No American had ever been truly
afraid of either.
This problem in dynamics gravely perplexed an American
historian. The Woman had once been supreme; in France she still
seemed potent, not merely as a sentiment, but as a force. Why was
she unknown in America? For evidently America was ashamed of her,
and she was ashamed of herself, otherwise they would not have
strewn fig-leaves so profusely all over her. When she was a true
force, she was ignorant of fig-leaves, but the
monthly-magazine-made American female had not a feature that
would have been recognized by Adam.

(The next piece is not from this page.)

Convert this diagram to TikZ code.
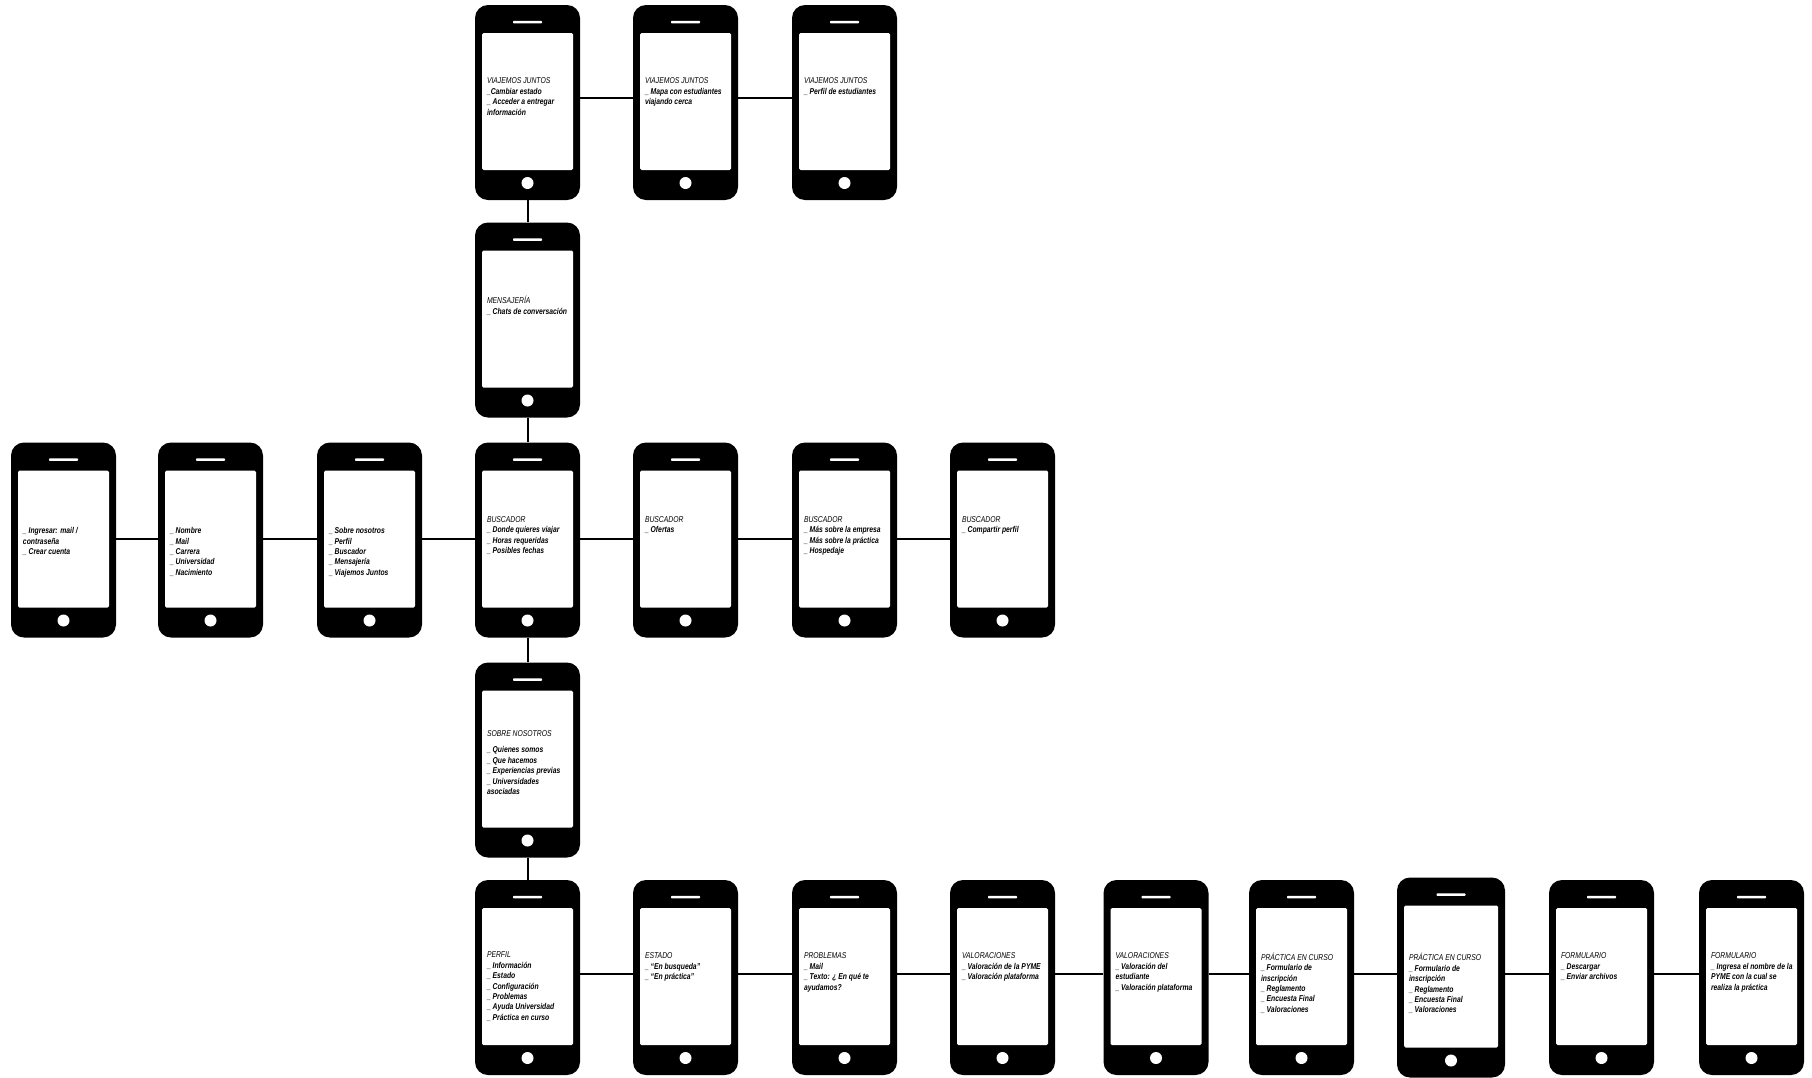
\documentclass[tikz,border=0pt]{standalone}
\usepackage{fontspec}
\setmainfont{Liberation Sans}[FakeStretch=0.8]
\newcommand{\ttl}[1]{{\mdseries #1}}
\begin{document}
\begin{tikzpicture}[x=1pt,y=-1pt,
  phone/.style={draw=none, fill=black, rounded corners=13pt, minimum width=105pt, minimum height=195pt, inner sep=0pt,
    path picture={
      \fill[white, rounded corners=1.5pt] ([shift={(7pt,-28pt)}]path picture bounding box.north west) rectangle ([shift={(-7pt,30pt)}]path picture bounding box.south east);
      \fill[white, rounded corners=0.8pt] ([shift={(-14.5pt,-15.8pt)}]path picture bounding box.north) rectangle ([shift={(14.5pt,-18.4pt)}]path picture bounding box.north);
      \fill[white] ([yshift=17pt]path picture bounding box.south) circle (6pt);
    }},
  bigphone/.style={phone, minimum width=108pt, minimum height=200pt},
  txt/.style={anchor=north west, inner sep=0pt, align=left, text=black,
    font=\fontsize{8.5pt}{10.4pt}\selectfont\itshape\bfseries},
  conn/.style={line width=2pt, black}]
\useasboundingbox (0,0) rectangle (1812,1077);
\fill[white] (0,0) rectangle (1812,1077);

% top row
\node[phone] (v1) at (527.5,102.5) {};
\node[phone] (v2) at (685.5,102.5) {};
\node[phone] (v3) at (844.5,102.5) {};
% mensajeria
\node[phone] (men) at (527.5,320) {};
% middle row
\node[phone] (m1) at (63.5,540) {};
\node[phone] (m2) at (210.5,540) {};
\node[phone] (m3) at (369.5,540) {};
\node[phone] (b1) at (527.5,540) {};
\node[phone] (b2) at (685.5,540) {};
\node[phone] (b3) at (844.5,540) {};
\node[phone] (b4) at (1002.5,540) {};
% sobre nosotros
\node[phone] (sob) at (527.5,760) {};
% bottom row
\node[phone] (p1) at (527.5,977.5) {};
\node[phone] (p2) at (685.5,977.5) {};
\node[phone] (p3) at (844.5,977.5) {};
\node[phone] (p4) at (1002.5,977.5) {};
\node[phone] (p5) at (1156,977.5) {};
\node[phone] (p6) at (1301.5,977.5) {};
\node[bigphone] (p7) at (1451,977.5) {};
\node[phone] (p8) at (1601.5,977.5) {};
\node[phone] (p9) at (1751.5,977.5) {};

% texts
\node[txt] (v1t) at ([shift={(12pt,-73pt)}]v1.north west) {\ttl{VIAJEMOS JUNTOS}\\\_Cambiar estado\\\_ Acceder a entregar\\información};
\node[txt] (v2t) at ([shift={(12pt,-73pt)}]v2.north west) {\ttl{VIAJEMOS JUNTOS}\\\_ Mapa con estudiantes\\viajando cerca};
\node[txt] (v3t) at ([shift={(12pt,-73pt)}]v3.north west) {\ttl{VIAJEMOS JUNTOS}\\\_ Perfil de estudiantes};
\node[txt] (ment) at ([shift={(12pt,-74pt)}]men.north west) {\ttl{MENSAJERÍA}\\\_ Chats de conversación};
\node[txt] (m1t) at ([shift={(12pt,-85pt)}]m1.north west) {\_ Ingresar: mail /\\contraseña\\\_ Crear cuenta};
\node[txt] (m2t) at ([shift={(12pt,-85pt)}]m2.north west) {\_ Nombre\\\_ Mail\\\_ Carrera\\\_ Universidad\\\_ Nacimiento};
\node[txt] (m3t) at ([shift={(12pt,-85pt)}]m3.north west) {\_ Sobre nosotros\\\_ Perfil\\\_ Buscador\\\_ Mensajería\\\_ Viajemos Juntos};
\node[txt] (b1t) at ([shift={(12pt,-74pt)}]b1.north west) {\ttl{BUSCADOR}\\\_ Donde quieres viajar\\\_ Horas requeridas\\\_ Posibles fechas};
\node[txt] (b2t) at ([shift={(12pt,-74pt)}]b2.north west) {\ttl{BUSCADOR}\\\_ Ofertas};
\node[txt] (b3t) at ([shift={(12pt,-74pt)}]b3.north west) {\ttl{BUSCADOR}\\\_ Más sobre la empresa\\\_ Más sobre la práctica\\\_ Hospedaje};
\node[txt] (b4t) at ([shift={(12pt,-74pt)}]b4.north west) {\ttl{BUSCADOR}\\\_ Compartir perfil};
\node[txt] (sobt) at ([shift={(12pt,-68pt)}]sob.north west) {\ttl{SOBRE NOSOTROS}\\[6pt]\_ Quienes somos\\\_ Que hacemos\\\_ Experiencias previas\\\_ Universidades\\asociadas};
\node[txt] (p1t) at ([shift={(12pt,-72pt)}]p1.north west) {\ttl{PERFIL}\\\_ Información\\\_ Estado\\\_ Configuración\\\_ Problemas\\\_ Ayuda Universidad\\\_ Práctica en curso};
\node[txt] (p2t) at ([shift={(12pt,-73pt)}]p2.north west) {\ttl{ESTADO}\\\_ “En busqueda”\\\_ “En práctica”};
\node[txt] (p3t) at ([shift={(12pt,-73pt)}]p3.north west) {\ttl{PROBLEMAS}\\\_ Mail\\\_ Texto: ¿ En qué te\\ayudamos?};
\node[txt] (p4t) at ([shift={(12pt,-73pt)}]p4.north west) {\ttl{VALORACIONES}\\\_ Valoración de la PYME\\\_ Valoración plataforma};
\node[txt] (p5t) at ([shift={(12pt,-73pt)}]p5.north west) {\ttl{VALORACIONES}\\\_ Valoración del\\estudiante\\\_ Valoración plataforma};
\node[txt] (p6t) at ([shift={(12pt,-73pt)}]p6.north west) {\ttl{PRÁCTICA EN CURSO}\\\_ Formulario de\\inscripción\\\_ Reglamento\\\_ Encuesta Final\\\_ Valoraciones};
\node[txt] (p7t) at ([shift={(12pt,-76pt)}]p7.north west) {\ttl{PRÁCTICA EN CURSO}\\\_ Formulario de\\inscripción\\\_ Reglamento\\\_ Encuesta Final\\\_ Valoraciones};
\node[txt] (p8t) at ([shift={(12pt,-73pt)}]p8.north west) {\ttl{FORMULARIO}\\\_ Descargar\\\_ Enviar archivos};
\node[txt] (p9t) at ([shift={(12pt,-73pt)}]p9.north west) {\ttl{FORMULARIO}\\\_ Ingresa el nombre de la\\PYME con la cual se\\realiza la práctica};

% connectors: top row
\draw[conn] ([yshift=4.5pt]v1.east) -- ([yshift=4.5pt]v2.west);
\draw[conn] ([yshift=4.5pt]v2.east) -- ([yshift=4.5pt]v3.west);
% vertical spine
\draw[conn] (v1.south) -- (men.north);
\draw[conn] (men.south) -- (b1.north);
\draw[conn] (b1.south) -- (sob.north);
\draw[conn] (sob.south) -- (p1.north);
% middle row
\draw[conn] ([yshift=1pt]m1.east) -- ([yshift=1pt]m2.west);
\draw[conn] ([yshift=1pt]m2.east) -- ([yshift=1pt]m3.west);
\draw[conn] ([yshift=1pt]m3.east) -- ([yshift=1pt]b1.west);
\draw[conn] ([yshift=1pt]b1.east) -- ([yshift=1pt]b2.west);
\draw[conn] ([yshift=1pt]b2.east) -- ([yshift=1pt]b3.west);
\draw[conn] ([yshift=1pt]b3.east) -- ([yshift=1pt]b4.west);
% bottom row
\draw[conn] ([yshift=3.5pt]p1.east) -- ([yshift=3.5pt]p2.west);
\draw[conn] ([yshift=3.5pt]p2.east) -- ([yshift=3.5pt]p3.west);
\draw[conn] ([yshift=3.5pt]p3.east) -- ([yshift=3.5pt]p4.west);
\draw[conn] ([yshift=3.5pt]p4.east) -- ([yshift=3.5pt]p5.west);
\draw[conn] ([yshift=3.5pt]p5.east) -- ([yshift=3.5pt]p6.west);
\draw[conn] ([yshift=3.5pt]p6.east) -- ([yshift=3.5pt]p7.west);
\draw[conn] ([yshift=3.5pt]p7.east) -- ([yshift=3.5pt]p8.west);
\draw[conn] ([yshift=3.5pt]p8.east) -- ([yshift=3.5pt]p9.west);
\end{tikzpicture}
\end{document}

The trait was notorious, and
often humorous, but any one brought up among Puritans knew that
sex was sin. In any previous age, sex was strength. Neither art
nor beauty was needed. Every one, even among Puritans, knew that
neither Diana of the Ephesians nor any of the Oriental goddesses
was worshipped for her beauty. She was goddess because of her
force; she was the animated dynamo; she was reproduction -- the
greatest and most mysterious of all energies; all she needed was
to be fecund. Singularly enough, not one of Adams's many schools
of education had ever drawn his attention to the opening lines of
Lucretius, though they were perhaps the finest in all Latin
literature, where the poet invoked Venus exactly as Dante invoked
the Virgin: --
"Quae quondam rerum naturam sola gubernas.